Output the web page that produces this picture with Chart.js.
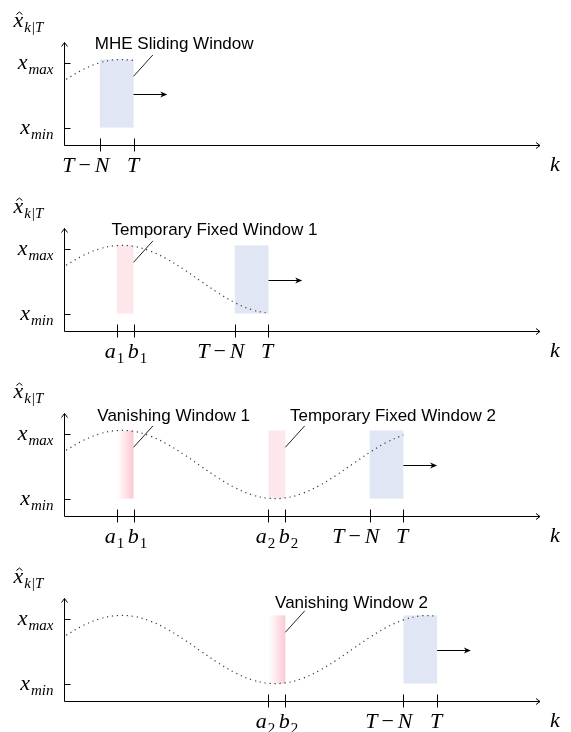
<!DOCTYPE html>
<html lang="en">
  <head>
    <meta charset="UTF-8" />
    <title>MHE windows</title>
    <script src="https://cdn.jsdelivr.net/npm/chart.js"></script>
    <style>
      html, body { margin: 0; padding: 0; background: #fff; overflow: hidden; }
      .panel { position: absolute; left: 0; }
    </style>
  </head>
  <body>
    <canvas id="p0" class="panel" width="571" height="180" style="top:0px"></canvas>
    <canvas id="p1" class="panel" width="571" height="180" style="top:186px"></canvas>
    <canvas id="p2" class="panel" width="571" height="180" style="top:371px"></canvas>
    <canvas id="p3" class="panel" width="571" height="180" style="top:556px"></canvas>
    <script>
      // estimate trajectory (k in units of N/2, 0 = x_min, 1 = x_max)
      const kSteps = [0, 1, 2, 3, 4, 5, 6, 7, 8, 9, 10, 11, 12, 13, 14, 15, 16, 17, 18, 19, 20, 21, 22];
      const xHat = [0.744, 0.893, 0.998, 1.047, 1.035, 0.962, 0.838, 0.677, 0.498, 0.322, 0.170, 0.060,
                    0.005, 0.011, 0.079, 0.199, 0.357, 0.534, 0.711, 0.866, 0.980, 1.042, 1.041];
      const winTop = 1.05;

      // one entry per panel
      const panelT = [4, 12, 20, 22];
      const slidingWin = [[2, 4], [10, 12], [18, 20], [20, 22]];
      const fixedWin = [[], [[3, 4]], [[12, 13]], []];
      const vanishWin = [[], [], [[3, 4]], [[12, 13]]];
      const tickK = [[2, 4], [3, 4, 10, 12], [3, 4, 12, 13, 18, 20], [12, 13, 20, 22]];
      const tickText = [
        ["T-N", "T"],
        ["a_1", "b_1", "T-N", "T"],
        ["a_1", "b_1", "a_2", "b_2", "T-N", "T"],
        ["a_2", "b_2", "T-N", "T"],
      ];
      const noteText = [
        ["MHE Sliding Window"],
        ["Temporary Fixed Window 1"],
        ["Vanishing Window 1", "Temporary Fixed Window 2"],
        ["Vanishing Window 2"],
      ];
      const noteFrom = [[4], [4], [4, 13], [13]];
      const yTickVal = [0, 1];
      const yTickText = ["x_min", "x_max"];

      // where the annotation texts sit (centre k, baseline value)
      const noteCenterK = [[6.41], [8.8], [6.38, 19.38], [16.92]];
      const noteBase = [1.215, 1.21, 1.19, 1.16];

      const MAIN = 22, SUB = 15;
      function mathParts(s) {
        if (s.indexOf("-") > 0) {
          const [a, b] = s.split("-");
          return [{ m: a }, { op: "\u2212" }, { m: b }];
        }
        const [m, sub] = s.split("_");
        return [{ m, sub }];
      }
      function fontMain(up) { return (up ? "" : "italic ") + MAIN + 'px "Liberation Serif"'; }
      function fontSub(t) { return (/^\d+$/.test(t) ? "" : "italic ") + SUB + 'px "Liberation Serif"'; }
      function mathWidth(ctx, parts) {
        let w = 0;
        parts.forEach(p => {
          if (p.op) { ctx.font = fontMain(true); w += ctx.measureText(p.op).width + 8; return; }
          ctx.font = fontMain(false); w += ctx.measureText(p.m).width;
          if (p.sub) { ctx.font = fontSub(p.sub); w += ctx.measureText(p.sub).width + 1; }
        });
        return w;
      }
      function drawMath(ctx, s, x, y, align, hat) {
        const parts = mathParts(s);
        const w = mathWidth(ctx, parts);
        let cx = align === "center" ? x - w / 2 : align === "right" ? x - w : x;
        ctx.textAlign = "left";
        ctx.textBaseline = "alphabetic";
        ctx.fillStyle = "#000";
        parts.forEach(p => {
          if (p.op) {
            ctx.font = fontMain(true);
            cx += 4;
            ctx.fillText(p.op, cx, y);
            cx += ctx.measureText(p.op).width + 4;
            return;
          }
          ctx.font = fontMain(false);
          ctx.fillText(p.m, cx, y);
          const mw = ctx.measureText(p.m).width;
          if (hat) {
            const hx = cx + mw / 2 + 1, ht = y - 14.5;
            ctx.beginPath();
            ctx.moveTo(hx - 3, ht + 2.5);
            ctx.lineTo(hx, ht);
            ctx.lineTo(hx + 3, ht + 2.5);
            ctx.strokeStyle = "#000";
            ctx.lineWidth = 1;
            ctx.stroke();
          }
          cx += mw;
          if (p.sub) {
            ctx.font = fontSub(p.sub);
            cx += 1;
            ctx.fillText(p.sub, cx, y + 5);
            cx += ctx.measureText(p.sub).width;
          }
        });
      }
      function crisp(v) { return Math.round(v) + 0.5; }
      function line(ctx, x0, y0, x1, y1) {
        ctx.beginPath(); ctx.moveTo(x0, y0); ctx.lineTo(x1, y1); ctx.stroke();
      }

      const sketch = {
        id: "sketch",
        beforeDatasetsDraw(chart, args, o) {
          const { ctx, scales: { x, y } } = chart;
          const p = o.panel;
          const top = y.getPixelForValue(winTop), bot = y.getPixelForValue(0);
          ctx.save();
          const [s0, s1] = slidingWin[p];
          ctx.fillStyle = "#e0e6f4";
          ctx.fillRect(x.getPixelForValue(s0), top, x.getPixelForValue(s1) - x.getPixelForValue(s0), bot - top);
          fixedWin[p].forEach(([a, b]) => {
            ctx.fillStyle = "#fde7eb";
            ctx.fillRect(x.getPixelForValue(a), top, x.getPixelForValue(b) - x.getPixelForValue(a), bot - top);
          });
          vanishWin[p].forEach(([a, b]) => {
            const xa = x.getPixelForValue(a), xb = x.getPixelForValue(b);
            const g = ctx.createLinearGradient(xa, 0, xb, 0);
            g.addColorStop(0, "rgba(252,205,214,0)");
            g.addColorStop(1, "rgba(252,200,210,1)");
            ctx.fillStyle = g;
            ctx.fillRect(xa, top, xb - xa, bot - top);
          });
          ctx.restore();
        },
        afterDatasetsDraw(chart, args, o) {
          const { ctx, chartArea: ca, scales: { x, y } } = chart;
          const p = o.panel;
          ctx.save();
          ctx.strokeStyle = "#000";
          ctx.lineWidth = 1;
          const ax = crisp(ca.left), ay = crisp(ca.bottom), right = ca.right, top = ca.top;

          // axes with open arrow tips
          line(ctx, ax, ay, right, ay);
          line(ctx, right - 4, ay - 3, right, ay);
          line(ctx, right - 4, ay + 3, right, ay);
          line(ctx, ax, ay, ax, top);
          line(ctx, ax - 3, top + 4, ax, top);
          line(ctx, ax + 3, top + 4, ax, top);

          // x ticks and labels
          tickK[p].forEach((k, i) => {
            const px = crisp(x.getPixelForValue(k));
            line(ctx, px, ay - 7, px, ay + 6);
            const t = tickText[p][i];
            if (t.indexOf("-") > 0) drawMath(ctx, t, px + 9, ay + 26, "right");
            else if (t[0] === "a") drawMath(ctx, t, px - 3, ay + 26, "center");
            else if (t[0] === "b") drawMath(ctx, t, px + 3, ay + 26, "center");
            else drawMath(ctx, t, px - 1.5, ay + 26, "center");
          });
          // y ticks and labels
          yTickVal.forEach((v, i) => {
            const py = crisp(y.getPixelForValue(v));
            line(ctx, ax, py, ax + 6, py);
            drawMath(ctx, yTickText[i], ax - 11, py + 5, "right");
          });
          drawMath(ctx, "x_k|T", ax - 51, top - 16, "left", true);
          drawMath(ctx, "k", right + 10, ay + 25, "left");

          // sliding arrow
          const mid = crisp(y.getPixelForValue(winTop / 2));
          const T = panelT[p];
          const x0 = x.getPixelForValue(T), x1 = x.getPixelForValue(T + 2);
          line(ctx, x0, mid, x1 - 3, mid);
          ctx.beginPath();
          ctx.moveTo(x1, mid);
          ctx.lineTo(x1 - 7, mid - 3);
          ctx.lineTo(x1 - 5, mid);
          ctx.lineTo(x1 - 7, mid + 3);
          ctx.closePath();
          ctx.fillStyle = "#000";
          ctx.fill();

          // leaders and notes
          noteText[p].forEach((txt, i) => {
            const b = noteFrom[p][i];
            ctx.strokeStyle = "#222";
            line(ctx, x.getPixelForValue(b), y.getPixelForValue(0.79),
                 x.getPixelForValue(b + 1.15), y.getPixelForValue(1.12));
            ctx.font = '17px "Liberation Sans"';
            ctx.fillStyle = "#000";
            ctx.textAlign = "center";
            ctx.textBaseline = "alphabetic";
            ctx.fillText(txt, x.getPixelForValue(noteCenterK[p][i]), y.getPixelForValue(noteBase[p]));
          });
          ctx.restore();
        },
      };

      function makeChart(p) {
        const data = [];
        kSteps.forEach((k, i) => {
          if (k <= panelT[p]) data.push({ x: k, y: xHat[i] });
        });
        new Chart(document.getElementById("p" + p), {
          type: "line",
          data: {
            datasets: [{
              data,
              borderColor: "#3a3a3a",
              borderWidth: 1.2,
              borderDash: [1.2, 3.8],
              pointRadius: 0,
              tension: 0.4,
              fill: false,
            }],
          },
          options: {
            responsive: false,
            animation: false,
            devicePixelRatio: 1,
            events: [],
            layout: { padding: { left: 64.4, right: 31, top: 42.5, bottom: 35.5 } },
            scales: {
              x: { type: "linear", min: -0.1, max: 28.1, display: false },
              y: { min: -0.26, max: 1.31, display: false },
            },
            plugins: { legend: { display: false }, tooltip: { enabled: false }, sketch: { panel: p } },
          },
          plugins: [sketch],
        });
      }

      [0, 1, 2, 3].forEach(makeChart);
    </script>
  </body>
</html>
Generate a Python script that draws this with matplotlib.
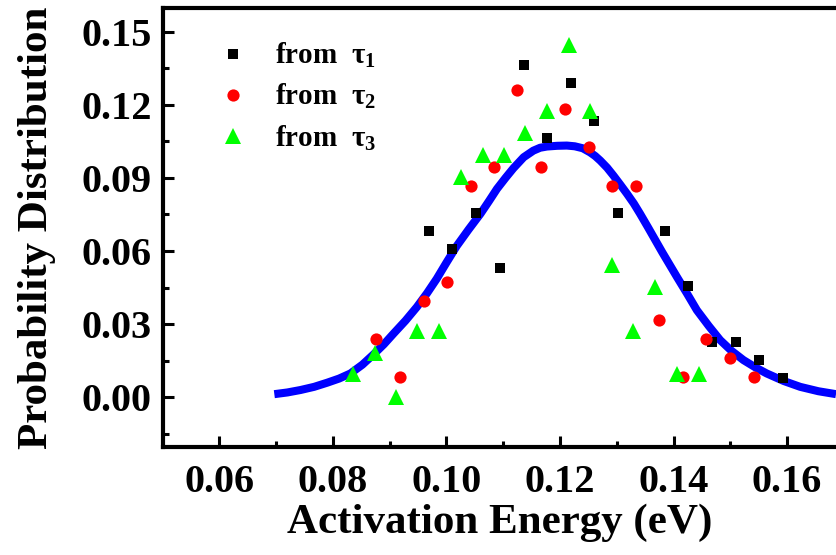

================================

[PROBLEM STATEMENT] List all lines above in which the string "with" appears.

[CORRECT RESPONSE]
Output the web page that produces this picture with Chart.js.
          // axes with open arrow tips
Generate a Python script that draws this with matplotlib.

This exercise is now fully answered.